Cet article provient du site de l’European Trade Union Institute
Jukka Takala, un expert international des cancers en lien avec le travail, pense qu’il est nécessaire de mettre sur pied un programme mondial d’élimination des cancérogènes sur les lieux de travail. « Le cancer est le principal tueur sur les lieux de travail », a-t-il déclaré le 16 décembre, lors d’un forum mensuel de l’ETUI.
Les chiffres sont sans appel. Rien que dans l’Union européenne, 102.000 personnes perdent chaque année la vie à cause de leur exposition au cours de leur carrière à des substances cancérogènes ou leur implication dans des processus qui les exposent à des agents cancérogènes. Cela représente 53% des décès liés à des maladies en lien avec le travail.

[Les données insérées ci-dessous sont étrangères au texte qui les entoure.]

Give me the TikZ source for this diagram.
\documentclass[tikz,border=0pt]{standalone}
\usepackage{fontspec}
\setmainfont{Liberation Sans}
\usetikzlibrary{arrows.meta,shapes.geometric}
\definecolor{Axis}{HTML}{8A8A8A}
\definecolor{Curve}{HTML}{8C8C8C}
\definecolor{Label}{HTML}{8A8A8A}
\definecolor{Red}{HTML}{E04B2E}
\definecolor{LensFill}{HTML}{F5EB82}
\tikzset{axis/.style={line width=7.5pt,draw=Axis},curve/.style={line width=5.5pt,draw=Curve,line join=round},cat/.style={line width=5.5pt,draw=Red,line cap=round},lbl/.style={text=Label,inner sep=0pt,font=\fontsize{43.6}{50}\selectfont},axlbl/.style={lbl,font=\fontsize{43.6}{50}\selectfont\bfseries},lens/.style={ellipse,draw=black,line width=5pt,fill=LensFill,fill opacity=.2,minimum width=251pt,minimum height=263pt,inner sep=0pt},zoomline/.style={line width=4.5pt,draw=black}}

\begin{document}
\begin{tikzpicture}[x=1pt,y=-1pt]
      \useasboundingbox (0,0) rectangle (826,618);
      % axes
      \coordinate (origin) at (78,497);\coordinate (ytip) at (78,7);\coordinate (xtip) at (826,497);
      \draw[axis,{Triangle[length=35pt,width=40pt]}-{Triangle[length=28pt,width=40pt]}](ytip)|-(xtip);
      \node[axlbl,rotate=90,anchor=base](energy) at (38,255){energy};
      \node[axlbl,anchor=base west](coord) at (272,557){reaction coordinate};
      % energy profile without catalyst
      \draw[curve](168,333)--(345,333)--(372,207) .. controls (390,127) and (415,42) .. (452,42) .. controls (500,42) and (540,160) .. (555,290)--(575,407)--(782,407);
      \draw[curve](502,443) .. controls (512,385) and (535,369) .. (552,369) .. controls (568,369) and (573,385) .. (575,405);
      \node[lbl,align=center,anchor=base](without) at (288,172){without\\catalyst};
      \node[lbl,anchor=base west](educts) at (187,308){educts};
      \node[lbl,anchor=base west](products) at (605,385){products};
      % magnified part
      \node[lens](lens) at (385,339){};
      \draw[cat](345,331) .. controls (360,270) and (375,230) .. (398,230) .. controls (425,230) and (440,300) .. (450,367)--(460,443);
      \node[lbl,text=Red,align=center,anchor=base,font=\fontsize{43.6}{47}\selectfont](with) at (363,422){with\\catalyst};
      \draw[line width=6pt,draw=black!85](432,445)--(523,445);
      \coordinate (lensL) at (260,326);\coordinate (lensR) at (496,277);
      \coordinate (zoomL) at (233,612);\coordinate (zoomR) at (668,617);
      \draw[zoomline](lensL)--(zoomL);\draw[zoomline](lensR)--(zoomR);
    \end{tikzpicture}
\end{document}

Or, les politiques de prévention des pathologies cancéreuses et les campagnes d’information et de sensibilisation n’évoquent pratiquement jamais la dimension travail. Des données montrent pourtant que le lieu de travail devrait être un enjeu central en matière de lutte contre le cancer. D’après les chiffres d’une étude citée dans un article du Dr Takala, chez l’homme près d’un cancer du poumon sur trois, et près d’un cas de leucémie sur cinq sont attribuables à une exposition professionnelle.
L’ancien directeur de l’Agence européenne pour la sécurité et la santé au travail (EU-OSHA) estime nécessaire de mener une vaste campagne de mobilisation. L’Union européenne pourrait y jouer un rôle moteur : « lors de la conférence de mai dernier consacrée par la présidence néerlandaise de l’Union européenne aux cancers professionnels, plusieurs gouvernements ont manifesté leur volonté de faire bouger les choses », a-t-il déclaré en substance.

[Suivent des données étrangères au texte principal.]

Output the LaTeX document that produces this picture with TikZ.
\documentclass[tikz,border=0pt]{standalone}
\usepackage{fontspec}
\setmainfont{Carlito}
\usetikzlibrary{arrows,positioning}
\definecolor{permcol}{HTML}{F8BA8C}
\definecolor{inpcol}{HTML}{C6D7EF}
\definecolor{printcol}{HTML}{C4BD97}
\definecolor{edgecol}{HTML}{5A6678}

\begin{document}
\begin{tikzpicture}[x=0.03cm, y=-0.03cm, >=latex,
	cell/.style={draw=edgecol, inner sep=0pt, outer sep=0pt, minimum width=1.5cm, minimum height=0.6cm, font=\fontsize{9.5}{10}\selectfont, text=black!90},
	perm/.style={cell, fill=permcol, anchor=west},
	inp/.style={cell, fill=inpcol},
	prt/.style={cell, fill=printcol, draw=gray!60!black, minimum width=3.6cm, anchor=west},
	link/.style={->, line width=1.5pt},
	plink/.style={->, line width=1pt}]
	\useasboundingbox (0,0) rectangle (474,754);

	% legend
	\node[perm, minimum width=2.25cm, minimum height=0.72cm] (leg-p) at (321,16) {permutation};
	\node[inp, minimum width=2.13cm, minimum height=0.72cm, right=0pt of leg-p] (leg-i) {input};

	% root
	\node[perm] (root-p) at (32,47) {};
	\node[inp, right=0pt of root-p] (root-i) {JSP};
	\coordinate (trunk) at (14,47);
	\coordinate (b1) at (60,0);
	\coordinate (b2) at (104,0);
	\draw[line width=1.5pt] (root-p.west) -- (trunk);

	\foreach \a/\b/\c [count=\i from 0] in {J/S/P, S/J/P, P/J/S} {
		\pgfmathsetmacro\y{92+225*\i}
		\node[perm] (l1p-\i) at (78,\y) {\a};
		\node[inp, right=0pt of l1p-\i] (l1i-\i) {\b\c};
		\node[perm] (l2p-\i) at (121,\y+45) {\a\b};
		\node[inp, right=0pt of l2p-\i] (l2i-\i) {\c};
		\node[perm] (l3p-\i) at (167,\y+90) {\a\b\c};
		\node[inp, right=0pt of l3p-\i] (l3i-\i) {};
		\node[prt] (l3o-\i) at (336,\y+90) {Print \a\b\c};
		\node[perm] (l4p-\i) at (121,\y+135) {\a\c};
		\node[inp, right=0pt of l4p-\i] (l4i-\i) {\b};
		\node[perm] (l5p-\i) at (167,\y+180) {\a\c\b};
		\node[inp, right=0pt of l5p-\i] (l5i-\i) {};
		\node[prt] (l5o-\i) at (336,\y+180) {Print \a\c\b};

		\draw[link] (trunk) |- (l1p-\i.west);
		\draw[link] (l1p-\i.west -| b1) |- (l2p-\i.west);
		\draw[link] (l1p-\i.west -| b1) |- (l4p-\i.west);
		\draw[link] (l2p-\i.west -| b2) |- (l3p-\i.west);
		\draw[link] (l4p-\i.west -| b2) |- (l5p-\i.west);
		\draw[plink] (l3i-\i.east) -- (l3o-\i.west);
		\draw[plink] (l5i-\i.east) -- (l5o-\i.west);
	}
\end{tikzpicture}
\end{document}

Une proposition de révision de la directive européenne sur les cancérogènes et les mutagènes est en cours de négociation. La Commission européenne s’était engagée à présenter des propositions pour 25 valeurs limites en 2016 et à arriver à un total d’au moins 50 valeurs limites en 2020. Elle n’a pas tenu ses engagements. Seulement treize valeurs limites ont été proposées en mai 2016 et cinq autres seront proposées en janvier 2017. Interrogé sur le fait que les particules diesel ne figurent finalement pas sur cette liste, Mr Takala a contesté l’argumentaire de la Commission selon lequel les particules diesel constituent un problème du passé, car les nouveaux moteurs n’en émettraient plus. « La Commission semble croire que les employeurs changent leurs machines tous les cinq ans, un peu comme les automobilistes. Beaucoup d’anciens moteurs diesel très polluants sont toujours utilisés et le seront encore pendant de nombreuses années », a-t-il expliqué.

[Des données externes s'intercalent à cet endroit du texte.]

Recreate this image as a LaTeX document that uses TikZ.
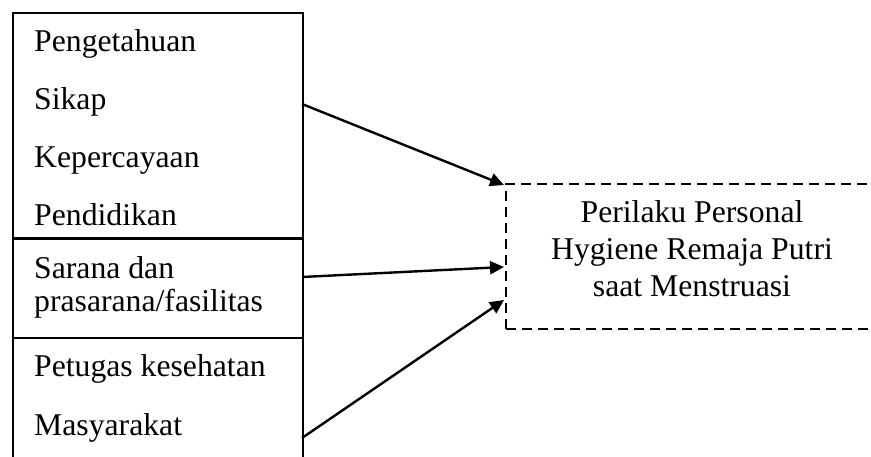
\documentclass[tikz,border=0pt]{standalone}
\usepackage{fontspec}
\setmainfont{Liberation Serif}
\usetikzlibrary{arrows.meta}
\begin{document}
\begin{tikzpicture}[x=1pt,y=-1pt,line width=2.4pt,
  txt/.style={inner sep=0pt,font=\fontsize{31.7}{34}\selectfont},
  lbl/.style={txt,anchor=base west},
  ctr/.style={txt,anchor=base},
  panel/.style={draw,anchor=north west,inner sep=0pt,minimum width=290pt},
  target/.style={draw,dashed,dash pattern=on 10pt off 6pt,anchor=north west,inner sep=0pt,minimum width=420pt,minimum height=145pt},
  arr/.style={-{Triangle[length=14pt,width=13pt]},line width=2.4pt}]
\useasboundingbox (0,0) rectangle (871,457);
\clip (0,0) rectangle (871,457);

% factor panels on the left
\node[panel,minimum height=225.5pt] (p1) at (12,12) {};
\node[panel,minimum height=99.5pt] (p2) at (12,237.5) {};
\node[panel,minimum height=150pt] (p3) at (12,337) {};

\node[lbl] (l1) at (33,52) {Pengetahuan};
\node[lbl] (l2) at (33,110) {Sikap};
\node[lbl] (l3) at (33,168) {Kepercayaan};
\node[lbl] (l4) at (33,226) {Pendidikan};
\node[lbl] (l5) at (33,279) {Sarana dan};
\node[lbl] (l6) at (33,312) {prasarana/fasilitas};
\node[lbl] (l7) at (33,377) {Petugas kesehatan};
\node[lbl] (l8) at (33,435) {Masyarakat};

% outcome box
\node[target] (out) at (505,183) {};
\node[ctr] (t1) at (692,223) {Perilaku Personal};
\node[ctr] (t2) at (692,260) {Hygiene Remaja Putri};
\node[ctr] (t3) at (692,297) {saat Menstruasi};

% connector end points
\coordinate (s1) at (302,104);
\coordinate (s2) at (302,277);
\coordinate (s3) at (302,438);
\coordinate (e1) at (504,185);
\coordinate (e2) at (504,267);
\coordinate (e3) at (504,300);

\draw[arr] (s1) -- (e1);
\draw[arr] (s2) -- (e2);
\draw[arr] (s3) -- (e3);
\end{tikzpicture}
\end{document}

Esther Lynch, la secrétaire confédérale de la Confédération européenne des syndicats (CES) en charge de la santé au travail, a appuyé l’idée d’une campagne internationale, dont l’Union européenne serait le fer de lance. « Une des pires injustices en Europe est le fait que des travailleurs voient leur vie raccourcie à cause de leur travail », a-t-elle déclaré.
Elle a également tenu à attirer l’attention sur l’invisibilité des cancers professionnels touchant les femmes, même si les statistiques montrent que ce sont les hommes – du fait de la ségrégation du marché du travail – qui paient le plus lourd tribut. Elle a notamment évoqué des études récentes, en de plus en plus nombreuses, attestant d’un lien entre travail de nuit et cancer du sein et du risque accru de cancer chez les coiffeuses.
La responsable de la CES a rappelé que l’objectif de son organisation restait bien l’adoption de 50 valeurs limites contraignantes (au lieu des 25 proposées par la Commission), ainsi que l’extension du champ de la directive Cancérogènes et mutagènes aux substances toxiques pour la reproduction, ainsi que l’adoption d’une législation européenne protégeant les travailleurs contre les perturbateurs endocriniens.